# Mini House



## TxDremz (Jun 15, 2008)

I am gonna be building a 12'x12' cabin on our property in East Texas. I plan to build it on blocks just slightly above the ground. Just looking for some ideas or tips and tricks to keeping it simple and inexpensive. The cabin will have one window and a A/C unit with heat pump. I got the electrical part of it. I just need some advise with the other stuff. Any advice or pix would be helpful! Thanx!


----------



## TxDremz (Jun 15, 2008)

One more time...


----------



## 032490 (Jul 25, 2007)

Here is a site that has garage plans that you can convert to what you want to build.
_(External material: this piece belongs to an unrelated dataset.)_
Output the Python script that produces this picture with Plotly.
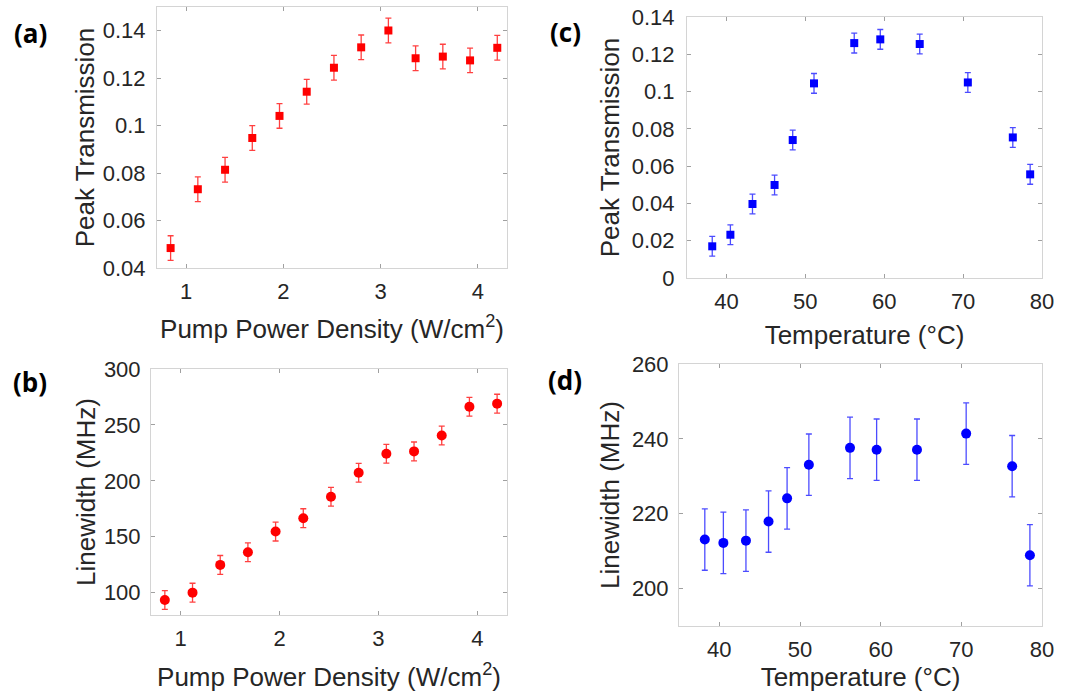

I would use 2 x 4 instead of the 1x4 they use. http://www.buildeazy.com/garage_1.html
Contact me if you have any questions.


----------



## TxDremz (Jun 15, 2008)

Thanks for the link. I will check it out!


----------



## Profish00 (May 21, 2004)

Look at some of the kits in the parking lot at Lowes and Home depot. Then make a material list.

Lofts are nice in small cabins.


----------



## waterbug (May 22, 2004)

You might want to look at countryplans.com. They have all kinds of small house plans that may give you some ideas. They also have some good forums that contain information on small house projects, most of which are owner-built.

http://countryplans.com/smf/index.php


----------